WHAT THE TASK REQUIRES
Drop every picture, then transcribe the remaining data exactly.
★ ★ ★ ★ ★
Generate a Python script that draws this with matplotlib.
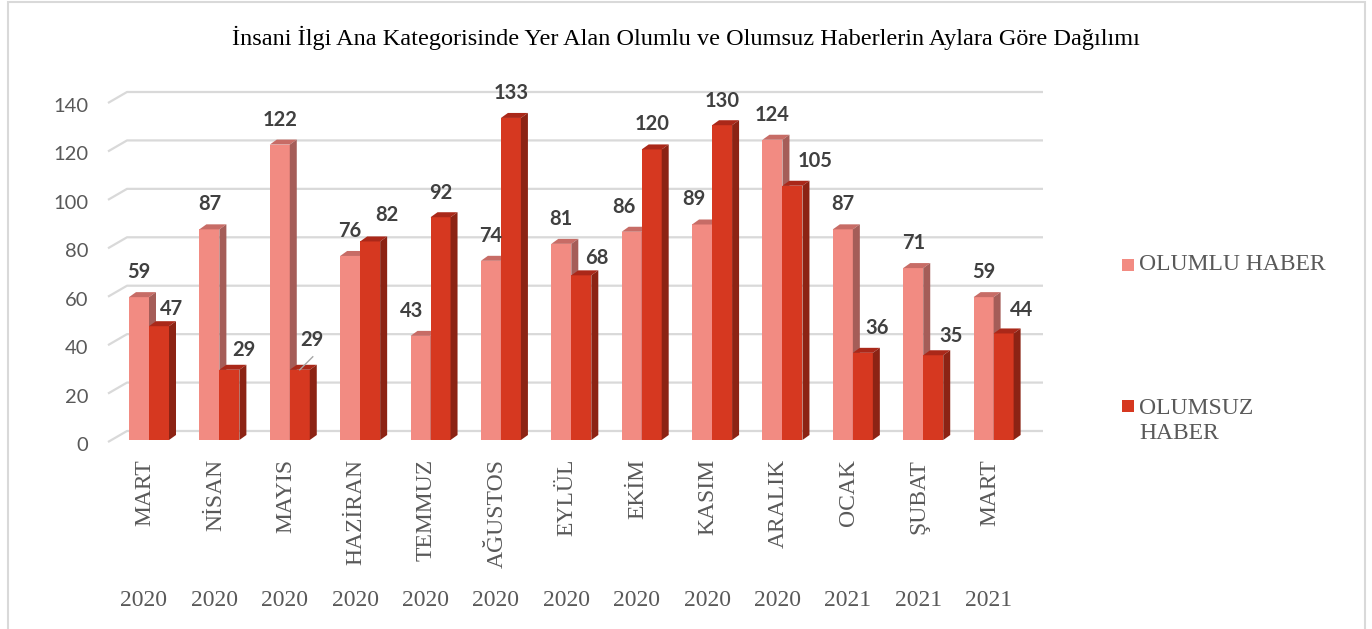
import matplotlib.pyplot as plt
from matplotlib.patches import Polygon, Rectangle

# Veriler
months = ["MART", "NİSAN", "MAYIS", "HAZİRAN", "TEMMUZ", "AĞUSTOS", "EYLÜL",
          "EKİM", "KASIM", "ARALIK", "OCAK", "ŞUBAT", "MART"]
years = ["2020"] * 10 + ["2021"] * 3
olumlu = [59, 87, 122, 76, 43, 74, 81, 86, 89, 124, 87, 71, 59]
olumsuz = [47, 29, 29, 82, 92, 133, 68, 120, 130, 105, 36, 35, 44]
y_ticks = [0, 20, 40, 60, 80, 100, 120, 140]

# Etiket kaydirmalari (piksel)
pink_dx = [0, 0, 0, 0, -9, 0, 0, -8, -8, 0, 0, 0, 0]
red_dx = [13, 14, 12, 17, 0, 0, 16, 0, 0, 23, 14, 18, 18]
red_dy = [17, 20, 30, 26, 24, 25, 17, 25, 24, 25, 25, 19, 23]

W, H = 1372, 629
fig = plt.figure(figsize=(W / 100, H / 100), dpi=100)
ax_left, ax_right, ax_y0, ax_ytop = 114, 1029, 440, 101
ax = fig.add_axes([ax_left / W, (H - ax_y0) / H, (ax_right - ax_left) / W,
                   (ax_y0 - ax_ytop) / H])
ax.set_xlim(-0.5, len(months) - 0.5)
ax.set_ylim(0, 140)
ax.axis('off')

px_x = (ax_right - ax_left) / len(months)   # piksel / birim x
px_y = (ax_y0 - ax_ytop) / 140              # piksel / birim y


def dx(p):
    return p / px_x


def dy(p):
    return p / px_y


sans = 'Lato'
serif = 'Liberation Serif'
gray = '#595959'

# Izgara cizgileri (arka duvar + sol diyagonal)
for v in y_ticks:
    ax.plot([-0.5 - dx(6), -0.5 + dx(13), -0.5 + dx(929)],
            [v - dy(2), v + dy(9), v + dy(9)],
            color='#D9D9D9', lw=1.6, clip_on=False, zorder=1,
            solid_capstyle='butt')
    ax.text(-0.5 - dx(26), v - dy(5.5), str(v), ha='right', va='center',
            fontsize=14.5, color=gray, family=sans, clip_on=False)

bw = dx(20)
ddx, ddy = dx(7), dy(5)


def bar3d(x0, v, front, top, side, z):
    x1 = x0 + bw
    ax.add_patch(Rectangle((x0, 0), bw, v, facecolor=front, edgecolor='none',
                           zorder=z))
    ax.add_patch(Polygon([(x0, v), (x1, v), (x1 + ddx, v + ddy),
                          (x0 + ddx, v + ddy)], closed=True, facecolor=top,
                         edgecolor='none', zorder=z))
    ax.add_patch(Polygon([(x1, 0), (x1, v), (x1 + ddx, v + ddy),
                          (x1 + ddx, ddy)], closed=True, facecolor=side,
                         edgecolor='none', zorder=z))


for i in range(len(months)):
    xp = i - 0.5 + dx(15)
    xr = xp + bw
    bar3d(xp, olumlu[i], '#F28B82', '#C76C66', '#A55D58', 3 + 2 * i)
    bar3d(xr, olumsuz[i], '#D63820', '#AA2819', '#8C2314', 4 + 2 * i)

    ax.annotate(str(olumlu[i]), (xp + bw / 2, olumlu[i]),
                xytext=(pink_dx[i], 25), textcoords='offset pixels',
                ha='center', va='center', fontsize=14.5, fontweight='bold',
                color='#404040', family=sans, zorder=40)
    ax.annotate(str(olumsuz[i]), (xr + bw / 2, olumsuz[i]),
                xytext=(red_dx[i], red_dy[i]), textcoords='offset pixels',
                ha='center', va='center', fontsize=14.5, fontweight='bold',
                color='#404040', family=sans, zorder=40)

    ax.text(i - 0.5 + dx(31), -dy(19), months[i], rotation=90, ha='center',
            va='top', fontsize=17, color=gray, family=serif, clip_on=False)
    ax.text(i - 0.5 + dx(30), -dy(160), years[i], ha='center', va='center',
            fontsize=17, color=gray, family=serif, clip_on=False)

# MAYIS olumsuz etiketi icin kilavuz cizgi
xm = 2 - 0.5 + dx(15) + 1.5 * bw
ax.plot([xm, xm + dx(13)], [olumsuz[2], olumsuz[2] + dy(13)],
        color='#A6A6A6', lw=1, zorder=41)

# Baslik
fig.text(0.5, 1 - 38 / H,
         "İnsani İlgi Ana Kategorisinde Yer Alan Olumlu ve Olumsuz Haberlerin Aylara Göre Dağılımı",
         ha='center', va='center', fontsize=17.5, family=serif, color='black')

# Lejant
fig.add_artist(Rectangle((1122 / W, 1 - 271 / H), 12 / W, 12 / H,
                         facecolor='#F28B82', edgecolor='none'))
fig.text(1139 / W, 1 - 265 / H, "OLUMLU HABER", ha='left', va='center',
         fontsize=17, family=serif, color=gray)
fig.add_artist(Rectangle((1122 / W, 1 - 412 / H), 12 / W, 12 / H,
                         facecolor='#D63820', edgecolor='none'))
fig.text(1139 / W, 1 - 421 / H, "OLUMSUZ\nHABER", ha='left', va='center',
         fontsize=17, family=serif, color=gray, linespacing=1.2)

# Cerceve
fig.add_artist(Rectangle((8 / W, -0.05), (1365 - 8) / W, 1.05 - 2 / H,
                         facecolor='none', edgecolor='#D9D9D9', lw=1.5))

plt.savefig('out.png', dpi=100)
★ ★ ★ ★ ★
COMPLETE OUTPUT
Generate a Python script that draws this with matplotlib.
import matplotlib.pyplot as plt
from matplotlib.patches import Polygon, Rectangle

# Veriler
months = ["MART", "NİSAN", "MAYIS", "HAZİRAN", "TEMMUZ", "AĞUSTOS", "EYLÜL",
          "EKİM", "KASIM", "ARALIK", "OCAK", "ŞUBAT", "MART"]
years = ["2020"] * 10 + ["2021"] * 3
olumlu = [59, 87, 122, 76, 43, 74, 81, 86, 89, 124, 87, 71, 59]
olumsuz = [47, 29, 29, 82, 92, 133, 68, 120, 130, 105, 36, 35, 44]
y_ticks = [0, 20, 40, 60, 80, 100, 120, 140]

# Etiket kaydirmalari (piksel)
pink_dx = [0, 0, 0, 0, -9, 0, 0, -8, -8, 0, 0, 0, 0]
red_dx = [13, 14, 12, 17, 0, 0, 16, 0, 0, 23, 14, 18, 18]
red_dy = [17, 20, 30, 26, 24, 25, 17, 25, 24, 25, 25, 19, 23]

W, H = 1372, 629
fig = plt.figure(figsize=(W / 100, H / 100), dpi=100)
ax_left, ax_right, ax_y0, ax_ytop = 114, 1029, 440, 101
ax = fig.add_axes([ax_left / W, (H - ax_y0) / H, (ax_right - ax_left) / W,
                   (ax_y0 - ax_ytop) / H])
ax.set_xlim(-0.5, len(months) - 0.5)
ax.set_ylim(0, 140)
ax.axis('off')

px_x = (ax_right - ax_left) / len(months)   # piksel / birim x
px_y = (ax_y0 - ax_ytop) / 140              # piksel / birim y


def dx(p):
    return p / px_x


def dy(p):
    return p / px_y


sans = 'Lato'
serif = 'Liberation Serif'
gray = '#595959'

# Izgara cizgileri (arka duvar + sol diyagonal)
for v in y_ticks:
    ax.plot([-0.5 - dx(6), -0.5 + dx(13), -0.5 + dx(929)],
            [v - dy(2), v + dy(9), v + dy(9)],
            color='#D9D9D9', lw=1.6, clip_on=False, zorder=1,
            solid_capstyle='butt')
    ax.text(-0.5 - dx(26), v - dy(5.5), str(v), ha='right', va='center',
            fontsize=14.5, color=gray, family=sans, clip_on=False)

bw = dx(20)
ddx, ddy = dx(7), dy(5)


def bar3d(x0, v, front, top, side, z):
    x1 = x0 + bw
    ax.add_patch(Rectangle((x0, 0), bw, v, facecolor=front, edgecolor='none',
                           zorder=z))
    ax.add_patch(Polygon([(x0, v), (x1, v), (x1 + ddx, v + ddy),
                          (x0 + ddx, v + ddy)], closed=True, facecolor=top,
                         edgecolor='none', zorder=z))
    ax.add_patch(Polygon([(x1, 0), (x1, v), (x1 + ddx, v + ddy),
                          (x1 + ddx, ddy)], closed=True, facecolor=side,
                         edgecolor='none', zorder=z))


for i in range(len(months)):
    xp = i - 0.5 + dx(15)
    xr = xp + bw
    bar3d(xp, olumlu[i], '#F28B82', '#C76C66', '#A55D58', 3 + 2 * i)
    bar3d(xr, olumsuz[i], '#D63820', '#AA2819', '#8C2314', 4 + 2 * i)

    ax.annotate(str(olumlu[i]), (xp + bw / 2, olumlu[i]),
                xytext=(pink_dx[i], 25), textcoords='offset pixels',
                ha='center', va='center', fontsize=14.5, fontweight='bold',
                color='#404040', family=sans, zorder=40)
    ax.annotate(str(olumsuz[i]), (xr + bw / 2, olumsuz[i]),
                xytext=(red_dx[i], red_dy[i]), textcoords='offset pixels',
                ha='center', va='center', fontsize=14.5, fontweight='bold',
                color='#404040', family=sans, zorder=40)

    ax.text(i - 0.5 + dx(31), -dy(19), months[i], rotation=90, ha='center',
            va='top', fontsize=17, color=gray, family=serif, clip_on=False)
    ax.text(i - 0.5 + dx(30), -dy(160), years[i], ha='center', va='center',
            fontsize=17, color=gray, family=serif, clip_on=False)

# MAYIS olumsuz etiketi icin kilavuz cizgi
xm = 2 - 0.5 + dx(15) + 1.5 * bw
ax.plot([xm, xm + dx(13)], [olumsuz[2], olumsuz[2] + dy(13)],
        color='#A6A6A6', lw=1, zorder=41)

# Baslik
fig.text(0.5, 1 - 38 / H,
         "İnsani İlgi Ana Kategorisinde Yer Alan Olumlu ve Olumsuz Haberlerin Aylara Göre Dağılımı",
         ha='center', va='center', fontsize=17.5, family=serif, color='black')

# Lejant
fig.add_artist(Rectangle((1122 / W, 1 - 271 / H), 12 / W, 12 / H,
                         facecolor='#F28B82', edgecolor='none'))
fig.text(1139 / W, 1 - 265 / H, "OLUMLU HABER", ha='left', va='center',
         fontsize=17, family=serif, color=gray)
fig.add_artist(Rectangle((1122 / W, 1 - 412 / H), 12 / W, 12 / H,
                         facecolor='#D63820', edgecolor='none'))
fig.text(1139 / W, 1 - 421 / H, "OLUMSUZ\nHABER", ha='left', va='center',
         fontsize=17, family=serif, color=gray, linespacing=1.2)

# Cerceve
fig.add_artist(Rectangle((8 / W, -0.05), (1365 - 8) / W, 1.05 - 2 / H,
                         facecolor='none', edgecolor='#D9D9D9', lw=1.5))

plt.savefig('out.png', dpi=100)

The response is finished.